The proposed new regulatory structure is the industry's "worst nightmare", according to a respected regulation and insurance lawyer.
Malcom Padgett, partner at law firm Coffin Mew, says the FSA's product intervention paper is "quite a worrying statement for a regulator".
Speaking at the Protect Conference, Padgett warned the successor to the FSA, the Financial Conduct Authority (FCA), will effectively take on all the legal powers of competition invested in the Office of Fair Trading and Competition Commission.
Padgett told the conference: "Ladies and gentlemen your worst nightmares lie ahead."
"A you design all your products to meet the future, be very sure that you totally understand all the rules that you're going to be working under.
"Never has a strategic understanding of regulators and their behaviour been more important, and I talk about behaviour as much as the content of the regulatory regime," he said.
Padgett also voiced his concerns about the FSA's product intervention paper in isolation, saying in it the regulator acknowledged its previous approach to regulate the conduct of business had failed.
"The FSA now says that approach has not been effective in preventing waves of consumer detriment," he said.
"So it says it is going to change the whole way we live and operate the regulatory body by intervening early in the product to anticipate consumer detriment where possible and stop it.

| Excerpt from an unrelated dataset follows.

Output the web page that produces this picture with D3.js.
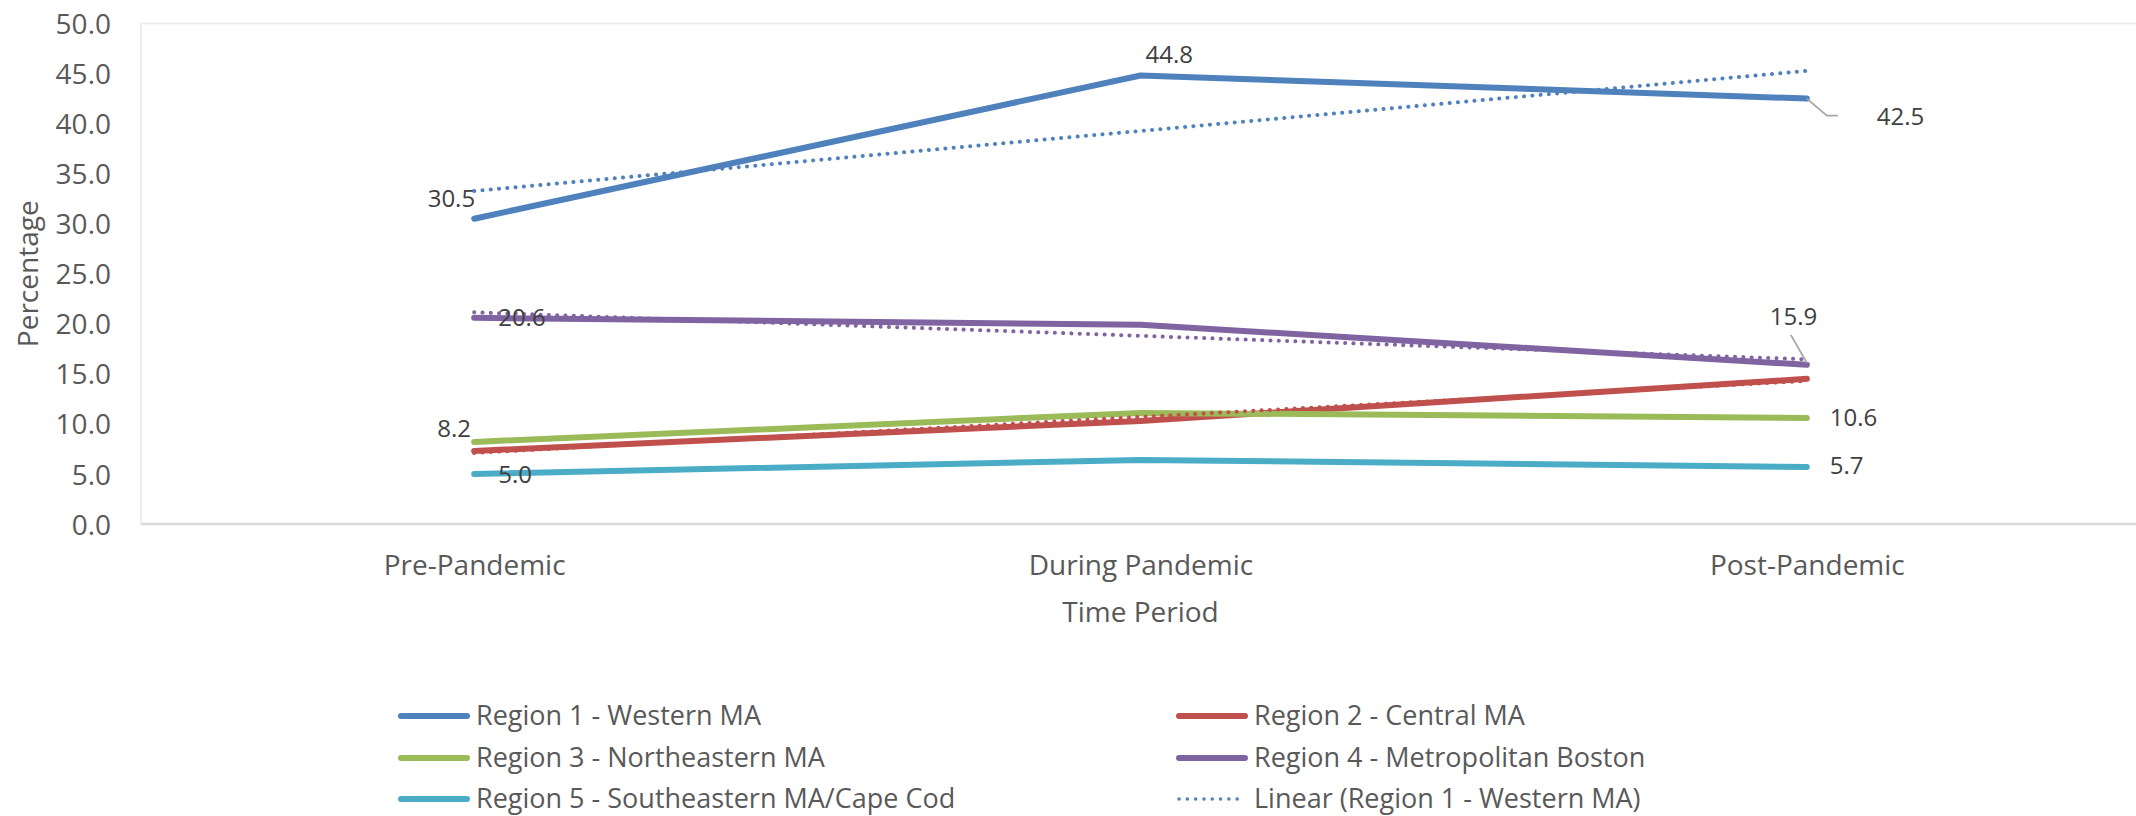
<!DOCTYPE html>
<html>
<head>
<meta charset="utf-8">
<script src="https://cdn.jsdelivr.net/npm/d3@7"></script>
<style>
  html, body { margin: 0; padding: 0; background: #fff; }
  svg { display: block; font-family: "Open Sans", "Noto Sans", sans-serif; }
</style>
</head>
<body>
<svg id="chart" width="2136" height="816"></svg>
<script>
// ---- data ----
const categories = ["Pre-Pandemic", "During Pandemic", "Post-Pandemic"];
const seriesNames = [
  "Region 1 - Western MA",
  "Region 2 - Central MA",
  "Region 3 - Northeastern MA",
  "Region 4 - Metropolitan Boston",
  "Region 5 - Southeastern MA/Cape Cod"
];
const region1 = [30.5, 44.8, 42.5];
const region2 = [7.3, 10.3, 14.5];
const region3 = [8.2, 11.1, 10.6];
const region4 = [20.6, 19.9, 15.9];
const region5 = [5.0, 6.4, 5.7];
const seriesValues = [region1, region2, region3, region4, region5];
const seriesColors = ["#4F81BD", "#C0504D", "#9BBB59", "#8064A2", "#4BACC6"];
const trendSeries = [0, 1, 3]; // series indexes with linear trendlines
const yTicks = [0, 5, 10, 15, 20, 25, 30, 35, 40, 45, 50];
// data labels: [series index, category index]
const dataLabels = [
  [0, 0], [0, 1], [0, 2],
  [3, 0], [3, 2],
  [2, 0], [2, 2],
  [4, 0], [4, 2]
];
const legendItems = [
  {name: "Region 1 - Western MA", color: "#4F81BD", dotted: false},
  {name: "Region 2 - Central MA", color: "#C0504D", dotted: false},
  {name: "Region 3 - Northeastern MA", color: "#9BBB59", dotted: false},
  {name: "Region 4 - Metropolitan Boston", color: "#8064A2", dotted: false},
  {name: "Region 5 - Southeastern MA/Cape Cod", color: "#4BACC6", dotted: false},
  {name: "Linear (Region 1 - Western MA)", color: "#4F81BD", dotted: true}
];

// ---- layout ----
const svg = d3.select("#chart");
const plot = {left: 141, right: 2140, top: 23.5, bottom: 524};

const x = d3.scalePoint().domain(categories).range([plot.left, plot.right]).padding(0.5);
const y = d3.scaleLinear().domain([0, 50]).range([plot.bottom, plot.top]);

// plot area border
svg.append("line").attr("x1", plot.left).attr("x2", 2136).attr("y1", plot.top).attr("y2", plot.top)
  .attr("stroke", "#ededed").attr("stroke-width", 2);
svg.append("line").attr("x1", plot.left).attr("x2", plot.left).attr("y1", plot.top).attr("y2", plot.bottom)
  .attr("stroke", "#ededed").attr("stroke-width", 2);

// y axis (labels only)
const yAxis = d3.axisLeft(y).tickValues(yTicks).tickFormat(d3.format(".1f")).tickSize(0).tickPadding(0);
const gy = svg.append("g").attr("transform", "translate(111,0)").call(yAxis);
gy.select(".domain").remove();
gy.selectAll("text").attr("font-size", 28).attr("fill", "#595959")
  .attr("font-family", "'Open Sans', sans-serif").attr("dy", "0.36em");

// x axis
const xAxis = d3.axisBottom(x).tickSize(0).tickPadding(0);
const gx = svg.append("g").attr("transform", `translate(0,${plot.bottom})`).call(xAxis);
gx.select(".domain").remove();
gx.selectAll("text").attr("font-size", 28).attr("fill", "#595959")
  .attr("font-family", "'Open Sans', sans-serif").attr("y", 51).attr("dy", 0);
svg.append("line").attr("x1", plot.left).attr("x2", 2136).attr("y1", plot.bottom).attr("y2", plot.bottom)
  .attr("stroke", "#d9d9d9").attr("stroke-width", 2.5);

// axis titles
svg.append("text").attr("x", x(categories[1])).attr("y", 622).attr("text-anchor", "middle")
  .attr("font-size", 28).attr("fill", "#595959").text("Time Period");
svg.append("text").attr("transform", `translate(27,${(plot.top + plot.bottom) / 2}) rotate(-90)`)
  .attr("text-anchor", "middle").attr("dominant-baseline", "central")
  .attr("font-size", 28).attr("fill", "#595959").text("Percentage");

// series lines
const line = d3.line().x((d, i) => x(categories[i])).y(d => y(d));
seriesValues.forEach((vals, s) => {
  svg.append("path").datum(vals).attr("d", line).attr("fill", "none")
    .attr("stroke", seriesColors[s]).attr("stroke-width", 6)
    .attr("stroke-linecap", "round").attr("stroke-linejoin", "round");
});

// linear trendlines (least squares over category index)
function linearFit(vals) {
  const xs = vals.map((d, i) => i + 1);
  const mx = d3.mean(xs), my = d3.mean(vals);
  const slope = d3.sum(xs.map((xv, i) => (xv - mx) * (vals[i] - my))) / d3.sum(xs.map(xv => (xv - mx) ** 2));
  return xs.map(xv => my + slope * (xv - mx));
}
trendSeries.forEach(s => {
  const fit = linearFit(seriesValues[s]);
  svg.append("path").datum(fit).attr("d", line).attr("fill", "none")
    .attr("stroke", seriesColors[s]).attr("stroke-width", 4)
    .attr("stroke-linecap", "round").attr("stroke-dasharray", "0.1 8.2");
});

// leader lines
const leaderColor = "#a6a6a6";
const p42 = [x(categories[2]), y(region1[2])];
svg.append("polyline")
  .attr("points", `${p42[0]},${p42[1]} ${p42[0] + 20},${p42[1] + 17} ${p42[0] + 31},${p42[1] + 17}`)
  .attr("fill", "none").attr("stroke", leaderColor).attr("stroke-width", 1.8);
const p159 = [x(categories[2]), y(region4[2])];
svg.append("line").attr("x1", p159[0]).attr("y1", p159[1] - 2).attr("x2", p159[0] - 16).attr("y2", p159[1] - 30)
  .attr("stroke", leaderColor).attr("stroke-width", 1.8);

// data labels (offsets relative to point, text baseline)
const labelOffsets = {
  "0,0": {dx: 1, dy: -12, anchor: "end"},
  "0,1": {dx: 5, dy: -13, anchor: "start"},
  "0,2": {dx: 70, dy: 26, anchor: "start"},
  "3,0": {dx: 24, dy: 8, anchor: "start"},
  "3,2": {dx: -37, dy: -40, anchor: "start"},
  "2,0": {dx: -37, dy: -5, anchor: "start"},
  "2,2": {dx: 23, dy: 8, anchor: "start"},
  "4,0": {dx: 24, dy: 9, anchor: "start"},
  "4,2": {dx: 23, dy: 7, anchor: "start"}
};
dataLabels.forEach(([s, c]) => {
  const v = seriesValues[s][c];
  const o = labelOffsets[`${s},${c}`];
  svg.append("text").attr("x", x(categories[c]) + o.dx).attr("y", y(v) + o.dy)
    .attr("text-anchor", o.anchor).attr("font-size", 24).attr("fill", "#404040")
    .text(d3.format(".1f")(v));
});

// legend
const legendCols = [398, 1176];
const legendRows = [716, 758, 799];
legendItems.forEach((item, i) => {
  const lx = legendCols[i % 2], ly = legendRows[Math.floor(i / 2)];
  svg.append("line").attr("x1", lx + 3).attr("x2", lx + 69).attr("y1", ly).attr("y2", ly)
    .attr("stroke", item.color).attr("stroke-width", item.dotted ? 3.5 : 6)
    .attr("stroke-linecap", "round")
    .attr("stroke-dasharray", item.dotted ? "0.1 8.2" : null);
  svg.append("text").attr("x", lx + 78).attr("y", ly + 9)
    .attr("font-size", 27).attr("fill", "#595959").text(item.name);
});
</script>
</body>
</html>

"Now that's quite a worrying statement for a regulator before you start, but it could be understandable."
Padgett said there is an argument to make sure the products are the "right sort" before they reach the market because it may prevent problems later.
"But," he added, "the real questions may be, when and why would that early intervention be made (and that intervention may be a product ban) and how would it be justified? And who initiates all this and in what way?
"The FSA starting point really is quite worrying. The discussion paper focus is where undesirable products or practices have the scope to thrive because competition does not work."
Padgett told COVER: "Once you get into competition regulation with product intervention, it becomes intervention regulation."